Lettres de Fadette/Deuxième série/38

Imprimerie Populaire, Limitée (Deuxième sériep. 98-100).

XXXVIII

Après un voyage


Hélas ! Il a fallu redescendre des hauteurs, remettre le collier, et recommencer à tourner dans le petit cercle de la petite vie de mon petit village charmant et que j’adorais autrefois, mais cette année, il a été envahi par les « gens de la ville » qui, au lieu de se plier aux habitudes rustiques, implantent chez les campagnards leurs mœurs citadines. C’est une épreuve, allez !
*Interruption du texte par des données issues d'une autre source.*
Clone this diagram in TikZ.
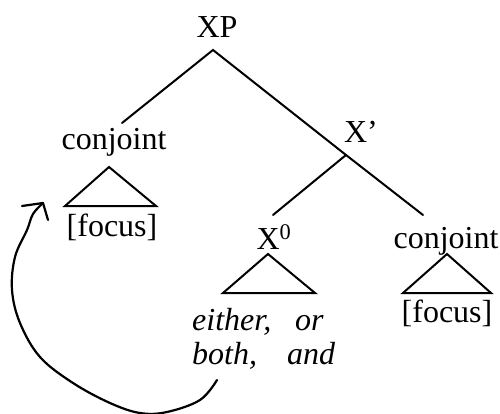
\documentclass[tikz,border=0pt]{standalone}
\usepackage{fontspec}
\setmainfont{Liberation Serif}
\begin{document}
\begin{tikzpicture}[x=1pt,y=-1pt,
  lbl/.style={inner sep=0pt,anchor=base,font=\fontsize{32}{36}\selectfont},
  ilbl/.style={inner sep=0pt,anchor=base west,font=\fontsize{32}{36}\selectfont\itshape},
  branch/.style={line width=2pt,line cap=round},
  tri/.style={line width=2pt,line join=miter},
  hand/.style={line width=2.2pt,line cap=round,line join=round}]
\useasboundingbox (0,0) rectangle (500,414);
% labels
\node[lbl] (xp) at (217,38) {XP};
\node[lbl] (cl) at (114,150) {conjoint};
\node[lbl] (fl) at (112,236) {[focus]};
\node[lbl] (xb) at (361,143) {X’};
\node[lbl] (x0) at (274,249) {X\textsuperscript{0}};
\node[lbl] (cr) at (446,248) {conjoint};
\node[lbl] (fr) at (447,322) {[focus]};
\node[ilbl] (e1) at (192,330) {either,};
\node[ilbl] (e2) at (295,330) {or};
\node[ilbl] (b1) at (192,364) {both,};
\node[ilbl] (b2) at (287,364) {and};
% tree junctions
\coordinate (xpb) at (213,50);
\coordinate (xbj) at (346,155);
\coordinate (clt) at (122,123);
\coordinate (x0t) at (273,215);
\coordinate (crt) at (423,215);
\draw[branch] (clt) -- (xpb) -- (xbj) -- (crt);
\draw[branch] (xbj) -- (x0t);
% triangles
\draw[tri] (65,206) -- (109,167) -- (156,206) -- cycle;
\draw[tri] (223,293) -- (268,254) -- (315,293) -- cycle;
\draw[tri] (403,293) -- (447,254) -- (491,293) -- cycle;
% movement arrow
\coordinate (ms) at (217,380);
\coordinate (mt) at (43,203);
\draw[hand] plot[smooth,tension=0.6] coordinates {(ms) (200,400) (167,412) (140,413) (110,403) (73,383) (40,357) (20,323) (12,290) (15,257) (27,230) (33,214) (mt)};
\draw[hand] (22,206) -- (mt) -- (48,220);
\end{tikzpicture}
\end{document}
On voit sur la grand’rue des toilettes mirobolantes, jupes extra-collantes et décolletés exagérés ; on rencontre des joueurs de tennis qui décapitent à coup de raquettes les petites fleurs curieuses qui essaient de regarder par-dessus le trottoir ; les jeunes gens et les jeunes filles se sifflent pour s’appeler d’un coin à l’autre, et rient bruyamment des airs scandalisés et dignes des bonnes dames bien élevées qui les prennent pour des acteurs tout au moins !

Le bon curé est tout effarouché et nous a recommandé, au prône, de ne pas imiter les gens qui n’ont rien à faire et qui devraient bien profiter de leurs loisirs pour enseigner le savoir-vivre à leurs enfants…

Enfin, tout va cahin-caha, et pour comble, voilà la « société » du village prise de la maladie des « thés » !

Il y en a tous les jours, même le dimanche, et pas moyen de s’en sauver. Si on en a accepté un, on est flambée, tous les autres y passent. Voilà comment je me trouvais, hier, chez Madame X. Dix autres victimes partageaient les gâteaux et l’embêtement. À dix, nous aurions pu nous distraire en causant intelligemment ! On s’est contenté de parlotter sur les chapeaux : ceux de l’hiver dernier, ceux de l’hiver prochain ! Oui, deux heures durant, j’avais envie de trépigner !

Quand j’ai pu me sauver, j’ai couru chez la bonne-femme Novelle… une vieille protégée que je vais voir souvent, car elle est paralytique et passe ses journées seule, sa fille étant en service, quelques heures par jour, chez « du monde de la ville ». Quand j’entre, elle égrène toujours entre ses longs doigts secs un vieux chapelet de bois qui ne la quitte pas. Elle sourit en m’apercevant, baise la petite croix et roule le chapelet autour de son poignet. Elle a une figure paisible, elle ne se plaint jamais et me prend en pitié, moi, quand je viens au soleil !

— Vous devez vous ennuyer, pauvre madame Novelle, toujours seule, sans autre chose à faire que de dire votre chapelet ? — Primo, ça m’ennuie pas de dire mon chapelet, pi, faut pas crère que j’suis si seule que ça ! — J’ouvre des yeux curieux. — Écoutez, c’est un secret, mais vous êtes bonne pour moë et j’vas vous le dire. J’ai perdu, dans le temps, un beau petit gas de quatre ans. Vous n’avez jamais vu de si beau et de si fin… et la preuve, c’est que depuis que je peux pu grouiller, y vient, là, tous les jours, su l’pied du litte, et y m’raconte ben des nouvelles et des histoëres du paradis : comme y est ben, comme c’est beau, qu’y m’attendra à la porte pour me mener au père Éternel, pi qu’y me recommandera comme ane bonne mère… Non, j’m’ennuie jamais ! — Et ses pauvres yeux éteints souriaient.

Cela m’a reposée des chapeaux, des toquets et des toquées.